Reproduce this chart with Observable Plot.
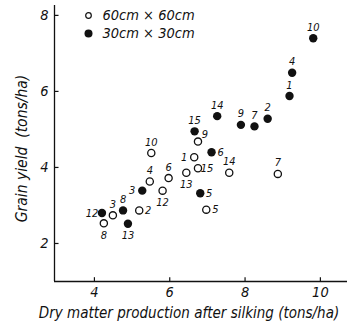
<!DOCTYPE html>
<html>
<head>
<meta charset="utf-8">
<script src="https://cdn.jsdelivr.net/npm/d3@7"></script>
<script src="https://cdn.jsdelivr.net/npm/@observablehq/plot@0.6"></script>
<style>
  html, body { margin: 0; padding: 0; background: #fff; }
  #chart { position: relative; width: 355px; height: 330px; }
</style>
</head>
<body>
<div id="chart"></div>
<script>
// ---- data ----
const xTicks = [4, 6, 8, 10];
const yTicks = [2, 4, 6, 8];
const seriesNames = ["60cm × 60cm", "30cm × 30cm"];

// 60cm x 60cm (open circles)
const openIds = ["8", "3", "2", "4", "10", "12", "6", "13", "9", "1", "15", "5", "14", "7"];
const openX   = [4.25, 4.49, 5.19, 5.47, 5.51, 5.81, 5.97, 6.44, 6.75, 6.65, 6.75, 6.97, 7.58, 8.87];
const openY   = [2.53, 2.74, 2.87, 3.63, 4.38, 3.39, 3.72, 3.86, 4.68, 4.27, 3.98, 2.89, 3.86, 3.83];

// 30cm x 30cm (filled circles)
const filledIds = ["12", "8", "13", "3", "15", "5", "6", "14", "9", "7", "2", "1", "4", "10"];
const filledX   = [4.20, 4.76, 4.89, 5.27, 6.66, 6.81, 7.11, 7.26, 7.89, 8.25, 8.60, 9.18, 9.25, 9.81];
const filledY   = [2.80, 2.87, 2.52, 3.39, 4.95, 3.32, 4.40, 5.35, 5.12, 5.08, 5.28, 5.88, 6.49, 7.40];

// ---- label placement (layout) ----
const openPlace   = ["s", "n", "e", "n", "n", "s", "n", "s", "ne", "w", "e", "e", "n", "n"];
const filledPlace = ["w", "n", "s", "w", "n", "e", "e", "n", "n", "n", "n", "n", "n", "n"];
const offsets = { n: [0, -11], s: [0, 12], e: [9, 0], w: [-10, 0], ne: [7, -7] };

const open = openIds.map((id, i) => ({ id, x: openX[i], y: openY[i], place: openPlace[i] }));
const filled = filledIds.map((id, i) => ({ id, x: filledX[i], y: filledY[i], place: filledPlace[i] }));

const xDomain = [2.94, 10.72];
const yDomain = [1.0, 8.26];

const FONT = "'DejaVu Sans Condensed', 'Liberation Sans Narrow', 'Liberation Sans', sans-serif";

function labelMarks(data) {
  return Object.keys(offsets).map(p => Plot.text(data.filter(d => d.place === p), {
    x: "x", y: "y", text: "id", dx: offsets[p][0], dy: offsets[p][1],
    fontSize: 11, fontStyle: "italic", fill: "#111"
  }));
}

const chart = Plot.plot({
  width: 355,
  height: 330,
  marginLeft: 54,
  marginRight: 8,
  marginTop: 5,
  marginBottom: 49,
  style: { fontFamily: FONT, fontStyle: "italic", fontSize: "14px", color: "#111", background: "#fff" },
  x: { domain: xDomain, label: null },
  y: { domain: yDomain, label: null },
  marks: [
    // axis lines
    Plot.ruleY([yDomain[0]], { stroke: "#111", strokeWidth: 1.3 }),
    Plot.ruleX([xDomain[0]], { stroke: "#111", strokeWidth: 1.3 }),
    // inward ticks
    Plot.ruleX(xTicks, { x: d => d, y1: yDomain[0], y2: yDomain[0] + 0.1, stroke: "#111", strokeWidth: 1.2 }),
    Plot.ruleY(yTicks, { y: d => d, x1: xDomain[0], x2: xDomain[0] + 0.12, stroke: "#111", strokeWidth: 1.2 }),
    // tick labels
    Plot.axisX(xTicks, { tickSize: 0, tickPadding: 5, fontSize: 14.5, label: null }),
    Plot.axisY(yTicks, { tickSize: 0, tickPadding: 6, fontSize: 14.5, label: null }),
    // axis titles
    Plot.text(["Dry matter production after silking (tons/ha)"], {
      frameAnchor: "bottom", lineAnchor: "middle", textAnchor: "middle", dx: -12, dy: 32,
      text: d => d, fontSize: 15, fontStyle: "italic", fill: "#111"
    }),
    Plot.text(["Grain yield\u00a0\u00a0(tons/ha)"], {
      frameAnchor: "left", lineAnchor: "middle", textAnchor: "middle", dx: -32, dy: 5, rotate: -90,
      text: d => d, fontSize: 15.5, fontStyle: "italic", fill: "#111"
    }),
    // points
    Plot.dot(open, { x: "x", y: "y", r: 3.6, stroke: "#111", strokeWidth: 1.3, fill: "#fff" }),
    Plot.dot(filled, { x: "x", y: "y", r: 4.2, fill: "#111", stroke: "none" }),
    ...labelMarks(open),
    ...labelMarks(filled),
    // legend
    Plot.dot([seriesNames[0]], { frameAnchor: "top-left", dx: 34, dy: 10, r: 2.8, stroke: "#111", strokeWidth: 1.2, fill: "#fff" }),
    Plot.dot([seriesNames[1]], { frameAnchor: "top-left", dx: 34, dy: 28, r: 4, fill: "#111" }),
    Plot.text([seriesNames[0]], { frameAnchor: "top-left", lineAnchor: "middle", dx: 48, dy: 10, text: d => d, textAnchor: "start", fontSize: 14.5, fontStyle: "italic", fill: "#111" }),
    Plot.text([seriesNames[1]], { frameAnchor: "top-left", lineAnchor: "middle", dx: 48, dy: 28, text: d => d, textAnchor: "start", fontSize: 14.5, fontStyle: "italic", fill: "#111" })
  ]
});

document.getElementById("chart").appendChild(chart);
</script>
</body>
</html>
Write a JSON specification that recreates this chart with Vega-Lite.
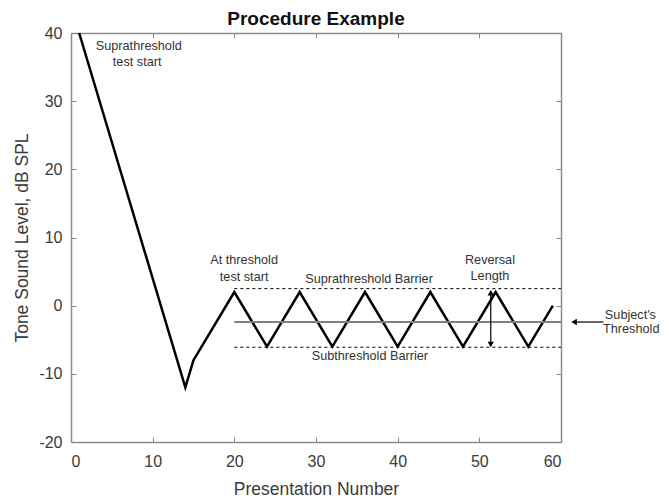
{
  "$schema": "https://vega.github.io/schema/vega-lite/v6.json",
  "width": 490,
  "height": 409,
  "autosize": "none",
  "padding": {"left": 71, "top": 33, "right": 108, "bottom": 61},
  "background": "white",
  "config": {
    "view": {"stroke": null},
    "font": "Liberation Sans",
    "axis": {
      "grid": false,
      "domainColor": "#8a8a8a",
      "domainWidth": 1.5,
      "tickColor": "#8a8a8a",
      "tickSize": -5,
      "tickWidth": 1,
      "labelColor": "#3a3a3a",
      "labelFont": "Liberation Sans",
      "labelFontSize": 16,
      "labelPadding": 11,
      "labelExpr": "datum.value < 0 ? '-' + abs(datum.value) : datum.label",
      "titleColor": "#3a3a3a",
      "titleFont": "Liberation Sans",
      "titleFontSize": 17.5,
      "titleFontWeight": "normal"
    }
  },
  "title": {
    "text": "Procedure Example",
    "font": "Liberation Sans",
    "fontSize": 19,
    "fontWeight": "bold",
    "color": "#111111",
    "anchor": "middle",
    "offset": -4
  },
  "datasets": {
    "track": [
      {"x": 1, "y": 40}, {"x": 14, "y": -12}, {"x": 15, "y": -8}, {"x": 20, "y": 2},
      {"x": 24, "y": -6}, {"x": 28, "y": 2}, {"x": 32, "y": -6}, {"x": 36, "y": 2},
      {"x": 40, "y": -6}, {"x": 44, "y": 2}, {"x": 48, "y": -6}, {"x": 52, "y": 2},
      {"x": 56, "y": -6}, {"x": 59, "y": 0}
    ],
    "barriers": [
      {"x": 20, "x2": 60, "y": 2.5},
      {"x": 20, "x2": 60, "y": -6.1}
    ],
    "threshold": [
      {"x": 20, "x2": 60, "y": -2.4}
    ],
    "arrowLines": [
      {"x": 61.6, "x2": 65.2, "y": -2.4, "y2": -2.4},
      {"x": 51.4, "x2": 51.4, "y": 2.1, "y2": -5.6}
    ],
    "heads": [
      {"x": 61.6, "y": -2.4, "dir": "left"},
      {"x": 51.4, "y": 1.9, "dir": "up"},
      {"x": 51.4, "y": -5.7, "dir": "down"}
    ],
    "labels": [
      {"x": 8.3, "y": 38.1, "label": "Suprathreshold"},
      {"x": 8.1, "y": 35.7, "label": "test start"},
      {"x": 21.2, "y": 6.64, "label": "At threshold"},
      {"x": 21.2, "y": 4.25, "label": "test start"},
      {"x": 36.5, "y": 3.96, "label": "Suprathreshold Barrier"},
      {"x": 36.6, "y": -7.39, "label": "Subthreshold Barrier"},
      {"x": 51.3, "y": 6.64, "label": "Reversal"},
      {"x": 51.3, "y": 4.34, "label": "Length"},
      {"x": 68.5, "y": -1.42, "label": "Subject's"},
      {"x": 68.6, "y": -3.48, "label": "Threshold"}
    ]
  },
  "resolve": {"axis": {"x": "independent", "y": "independent"}},
  "layer": [
    {
      "data": {"name": "track"},
      "mark": {"type": "line", "color": "black", "strokeWidth": 2.5, "strokeJoin": "miter"},
      "encoding": {
        "x": {"field": "x", "type": "quantitative",
              "scale": {"domain": [0, 60], "nice": false, "zero": false},
              "axis": {"orient": "bottom", "title": "Presentation Number", "values": [0, 10, 20, 30, 40, 50, 60], "labelPadding": 16, "titleY": 38}},
        "y": {"field": "y", "type": "quantitative",
              "scale": {"domain": [-20, 40], "nice": false, "zero": false},
              "axis": {"orient": "left", "title": "Tone Sound Level, dB SPL", "values": [-20, -10, 0, 10, 20, 30, 40], "labelPadding": 14, "titleX": -40}}
      }
    },
    {
      "data": {"name": "barriers"},
      "mark": {"type": "rule", "color": "black", "strokeWidth": 1, "strokeDash": [3, 3]},
      "encoding": {
        "x": {"field": "x", "type": "quantitative",
              "scale": {"domain": [0, 60], "nice": false, "zero": false},
              "axis": {"orient": "top", "title": null, "labels": false, "values": [0, 10, 20, 30, 40, 50, 60]}},
        "x2": {"field": "x2"},
        "y": {"field": "y", "type": "quantitative",
              "scale": {"domain": [-20, 40], "nice": false, "zero": false},
              "axis": {"orient": "right", "title": null, "labels": false, "values": [-20, -10, 0, 10, 20, 30, 40]}}
      }
    },
    {
      "data": {"name": "threshold"},
      "mark": {"type": "rule", "color": "#808080", "strokeWidth": 2},
      "encoding": {
        "x": {"field": "x", "type": "quantitative", "scale": {"domain": [0, 60], "nice": false}, "axis": null},
        "x2": {"field": "x2"},
        "y": {"field": "y", "type": "quantitative", "scale": {"domain": [-20, 40], "nice": false}, "axis": null}
      }
    },
    {
      "data": {"name": "arrowLines"},
      "mark": {"type": "rule", "color": "black", "strokeWidth": 1.2},
      "encoding": {
        "x": {"field": "x", "type": "quantitative", "scale": {"domain": [0, 60], "nice": false}, "axis": null},
        "x2": {"field": "x2"},
        "y": {"field": "y", "type": "quantitative", "scale": {"domain": [-20, 40], "nice": false}, "axis": null},
        "y2": {"field": "y2"}
      }
    },
    {
      "data": {"name": "heads"},
      "mark": {"type": "point", "filled": true, "color": "black", "size": 40, "opacity": 1},
      "encoding": {
        "x": {"field": "x", "type": "quantitative", "scale": {"domain": [0, 60], "nice": false}, "axis": null},
        "y": {"field": "y", "type": "quantitative", "scale": {"domain": [-20, 40], "nice": false}, "axis": null},
        "shape": {"field": "dir", "type": "nominal",
                  "scale": {"domain": ["left", "up", "down"], "range": ["triangle-left", "triangle-up", "triangle-down"]},
                  "legend": null}
      }
    },
    {
      "data": {"name": "labels"},
      "mark": {"type": "text", "font": "Liberation Sans", "fontSize": 12.7, "color": "#333333", "align": "center", "baseline": "middle"},
      "encoding": {
        "x": {"field": "x", "type": "quantitative", "scale": {"domain": [0, 60], "nice": false}, "axis": null},
        "y": {"field": "y", "type": "quantitative", "scale": {"domain": [-20, 40], "nice": false}, "axis": null},
        "text": {"field": "label", "type": "nominal"}
      }
    }
  ]
}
□ □ □
#### Aim:
Without the pictures, please reproduce each line of the listing above exactly, from the first one through the line bearing "5.88, 6.49, 7.40];".

#### Complete response:
Reproduce this chart with Observable Plot.
<!DOCTYPE html>
<html>
<head>
<meta charset="utf-8">
<script src="https://cdn.jsdelivr.net/npm/d3@7"></script>
<script src="https://cdn.jsdelivr.net/npm/@observablehq/plot@0.6"></script>
<style>
  html, body { margin: 0; padding: 0; background: #fff; }
  #chart { position: relative; width: 355px; height: 330px; }
</style>
</head>
<body>
<div id="chart"></div>
<script>
// ---- data ----
const xTicks = [4, 6, 8, 10];
const yTicks = [2, 4, 6, 8];
const seriesNames = ["60cm × 60cm", "30cm × 30cm"];

// 60cm x 60cm (open circles)
const openIds = ["8", "3", "2", "4", "10", "12", "6", "13", "9", "1", "15", "5", "14", "7"];
const openX   = [4.25, 4.49, 5.19, 5.47, 5.51, 5.81, 5.97, 6.44, 6.75, 6.65, 6.75, 6.97, 7.58, 8.87];
const openY   = [2.53, 2.74, 2.87, 3.63, 4.38, 3.39, 3.72, 3.86, 4.68, 4.27, 3.98, 2.89, 3.86, 3.83];

// 30cm x 30cm (filled circles)
const filledIds = ["12", "8", "13", "3", "15", "5", "6", "14", "9", "7", "2", "1", "4", "10"];
const filledX   = [4.20, 4.76, 4.89, 5.27, 6.66, 6.81, 7.11, 7.26, 7.89, 8.25, 8.60, 9.18, 9.25, 9.81];
const filledY   = [2.80, 2.87, 2.52, 3.39, 4.95, 3.32, 4.40, 5.35, 5.12, 5.08, 5.28, 5.88, 6.49, 7.40];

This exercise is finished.